Por Marilys Suarez Moreno
El estallido del 10 de octubre de 1868 y el rápido avance de la insurrección por los territorios de Oriente, Camagüey y Las Villas, con su inevitable repercusión en La Habana, llevaron la guerra a todo el país. Aquella acción de dignidad y rebeldía se insertó con letras de gloria en la historia cubana.
Amanecía, aquel sábado 10 de octubre de 1868 cuando el dueño del ingenio La Demajagua, Carlos Manuel de Céspedes y del Castillo, se reunió con el grupo de campesinos y hacendados que lo esperaban en el batey, y les hizo jurar perecer en la contienda antes que retroceder en la lucha emprendida.
Al darles la libertad a sus esclavos, los instó también a luchar por su emancipación total. Así, junto a la bandera de la independencia absoluta, izaba la de la justicia social la cual tenía que partir necesariamente de la abolición de la esclavitud.

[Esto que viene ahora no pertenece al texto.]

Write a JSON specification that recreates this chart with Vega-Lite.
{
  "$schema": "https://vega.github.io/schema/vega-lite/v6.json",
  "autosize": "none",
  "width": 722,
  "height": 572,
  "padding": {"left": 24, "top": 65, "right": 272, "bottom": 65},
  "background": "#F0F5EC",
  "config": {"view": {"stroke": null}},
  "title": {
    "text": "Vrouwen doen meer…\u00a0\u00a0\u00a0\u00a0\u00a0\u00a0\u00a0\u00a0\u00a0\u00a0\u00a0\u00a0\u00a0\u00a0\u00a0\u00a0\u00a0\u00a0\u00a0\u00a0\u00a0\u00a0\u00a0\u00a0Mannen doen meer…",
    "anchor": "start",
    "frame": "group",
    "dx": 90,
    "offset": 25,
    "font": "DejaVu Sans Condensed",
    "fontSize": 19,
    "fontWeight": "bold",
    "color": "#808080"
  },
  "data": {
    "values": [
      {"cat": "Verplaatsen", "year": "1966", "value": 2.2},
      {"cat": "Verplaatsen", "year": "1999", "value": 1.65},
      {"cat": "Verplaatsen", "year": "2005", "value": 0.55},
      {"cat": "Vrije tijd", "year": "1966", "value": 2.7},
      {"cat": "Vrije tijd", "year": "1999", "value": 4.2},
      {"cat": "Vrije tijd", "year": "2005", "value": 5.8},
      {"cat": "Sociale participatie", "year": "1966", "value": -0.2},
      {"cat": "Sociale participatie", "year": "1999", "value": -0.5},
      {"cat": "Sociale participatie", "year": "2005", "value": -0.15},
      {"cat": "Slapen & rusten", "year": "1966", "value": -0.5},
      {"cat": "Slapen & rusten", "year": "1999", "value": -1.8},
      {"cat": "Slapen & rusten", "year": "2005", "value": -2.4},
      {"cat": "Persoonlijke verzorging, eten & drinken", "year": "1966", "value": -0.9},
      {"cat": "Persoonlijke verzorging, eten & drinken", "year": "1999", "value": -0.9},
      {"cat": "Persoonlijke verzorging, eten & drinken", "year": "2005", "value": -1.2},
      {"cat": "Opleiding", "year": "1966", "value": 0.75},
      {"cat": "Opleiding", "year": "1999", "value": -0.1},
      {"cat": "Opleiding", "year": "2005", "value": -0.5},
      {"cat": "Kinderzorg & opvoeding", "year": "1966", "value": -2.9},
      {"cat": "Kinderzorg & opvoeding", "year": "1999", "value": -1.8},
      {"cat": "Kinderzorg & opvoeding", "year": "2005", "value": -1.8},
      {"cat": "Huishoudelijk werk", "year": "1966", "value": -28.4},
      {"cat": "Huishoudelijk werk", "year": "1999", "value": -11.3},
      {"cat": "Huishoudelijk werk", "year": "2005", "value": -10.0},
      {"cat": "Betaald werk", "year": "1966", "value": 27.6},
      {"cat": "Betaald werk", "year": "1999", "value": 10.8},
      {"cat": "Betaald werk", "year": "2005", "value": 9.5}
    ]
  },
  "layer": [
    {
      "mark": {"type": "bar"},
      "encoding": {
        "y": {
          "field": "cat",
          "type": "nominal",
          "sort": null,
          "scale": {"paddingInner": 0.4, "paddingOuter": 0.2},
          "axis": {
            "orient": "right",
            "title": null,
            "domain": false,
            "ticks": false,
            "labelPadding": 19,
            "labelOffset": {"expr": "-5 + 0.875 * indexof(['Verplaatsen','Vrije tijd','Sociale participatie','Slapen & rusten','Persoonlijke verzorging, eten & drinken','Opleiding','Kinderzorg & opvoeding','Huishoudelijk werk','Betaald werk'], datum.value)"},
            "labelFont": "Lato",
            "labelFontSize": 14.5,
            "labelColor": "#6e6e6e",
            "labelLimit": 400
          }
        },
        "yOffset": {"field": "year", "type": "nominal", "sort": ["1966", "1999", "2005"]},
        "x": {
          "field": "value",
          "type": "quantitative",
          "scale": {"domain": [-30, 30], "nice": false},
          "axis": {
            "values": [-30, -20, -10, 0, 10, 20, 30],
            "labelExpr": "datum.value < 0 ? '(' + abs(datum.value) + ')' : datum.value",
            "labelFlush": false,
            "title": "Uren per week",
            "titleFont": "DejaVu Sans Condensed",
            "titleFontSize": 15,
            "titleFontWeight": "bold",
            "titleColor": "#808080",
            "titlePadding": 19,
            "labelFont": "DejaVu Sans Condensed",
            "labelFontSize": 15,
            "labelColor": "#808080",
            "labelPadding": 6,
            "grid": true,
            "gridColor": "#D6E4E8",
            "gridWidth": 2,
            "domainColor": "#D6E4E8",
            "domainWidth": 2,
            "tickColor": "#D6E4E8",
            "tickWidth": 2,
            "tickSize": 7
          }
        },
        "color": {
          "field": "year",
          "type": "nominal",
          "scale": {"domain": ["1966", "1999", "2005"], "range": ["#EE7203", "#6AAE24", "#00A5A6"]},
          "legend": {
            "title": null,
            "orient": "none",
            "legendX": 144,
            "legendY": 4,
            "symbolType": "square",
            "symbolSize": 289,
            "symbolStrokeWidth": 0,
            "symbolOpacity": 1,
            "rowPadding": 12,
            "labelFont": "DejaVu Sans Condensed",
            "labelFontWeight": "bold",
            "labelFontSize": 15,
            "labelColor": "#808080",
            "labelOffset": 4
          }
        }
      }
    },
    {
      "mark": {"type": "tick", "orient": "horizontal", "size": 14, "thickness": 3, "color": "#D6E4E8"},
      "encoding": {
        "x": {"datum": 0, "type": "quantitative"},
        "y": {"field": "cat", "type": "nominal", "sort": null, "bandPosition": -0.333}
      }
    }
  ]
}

Por sí solo había tomado la audaz decisión de adelantar la fecha de inicio de la insurrección para ese día 10 y no más adelante como entendían la mayoría de los complotados, pues era consciente de que los conspiradores eran vigilados de cerca por las autoridades coloniales y de ser detenidos la revolución se daría al traste. Se urgía del fuego antes de que la pólvora se mojara por tardanza o indecisión, dijo.
Explicada su decisión, presentó la bandera bordada esa madrugada por Cambula, una joven residente en su ingenio, y bajo la cual lucharían. Después leyó el Manifiesto de la Junta Revolucionaria, que constituía el programa de lucha de la guerra y los objetivos perseguidos.
”Constituir en Cuba una nación independiente, porque así cumple a la grandeza de su futuro destino y para tender un brazo amigo y un corazón fraternal a todos los demás pueblos”.
Comenzó así la primera y más larga de nuestras luchas, iniciándose la forja de una nación con su carga de heroísmo y que incendió con su accionar, la llama inextinguible de la rebeldía patria.
El abogado bayamés tuvo la clara percepción de que era preciso no dilatar el levantamiento y aprovechar la difícil situación política imperante en España y, apoyado por los tuneros, determinó el inicio del proceso revolucionario cubano en la fecha señalada: 10 de Octubre de 1868. Su intransigencia revolucionaria y la nación que forjo entre reveses y victorias devendrían paradigma y esencia de nuestra nacionalidad.
De ideas políticas éticas y morales y hombre de imperturbable valor, el Padre Fundador de la nación cubana, se enfrentó con serena firmeza a las más difíciles y peligrosas situaciones, como encabezar un movimiento independentista cuando aún no éramos una nación históricamente formada, e incluso quedarse solo con un puñado de hombres.
En ese instante, ante las palabras de un combatiente desmoralizado por aquella primera derrota acaecida un día después de iniciada la guerra, le dijo con determinación de lucha: “Aun quedamos 12 hombres, bastan para hacer la independencia de Cuba”.
Gracias a la decisión de El Hombre de Mármol, como lo llamó Martí, se aceleró el levantamiento en Camagüey y la insurrección se extendió por el Oriente del país, vinculando los intereses cubanos a la abolición de la esclavitud.
El abogado bayamés que desafió a la Corona española con su declaración de guerra y les otorgó a los esclavos el derecho a ser libres e iguales, nunca abjuró de la lucha iniciada, consciente de que la independencia se conquistaba con el machete y las balas. Y dio el ejemplo sacrificando fortuna, posición y familia.
Como dijo Fidel en certeras palabras, Céspedes “simbolizó la dignidad y rebeldía de un pueblo que comenzaba a nacer en la historia”.
La epopeya iniciada el 10 de Octubre de 1868 encendió la llama inagotable de la rebeldía y su ejemplo perpetuo, pero cuánto dolor hubo de soportar aquel hombre íntegro, marcado por los desgarramientos, agravios, las intrigas y las humillaciones. Y así asumió su destino quien había hecho todo por la patria, señalando oportunos andares.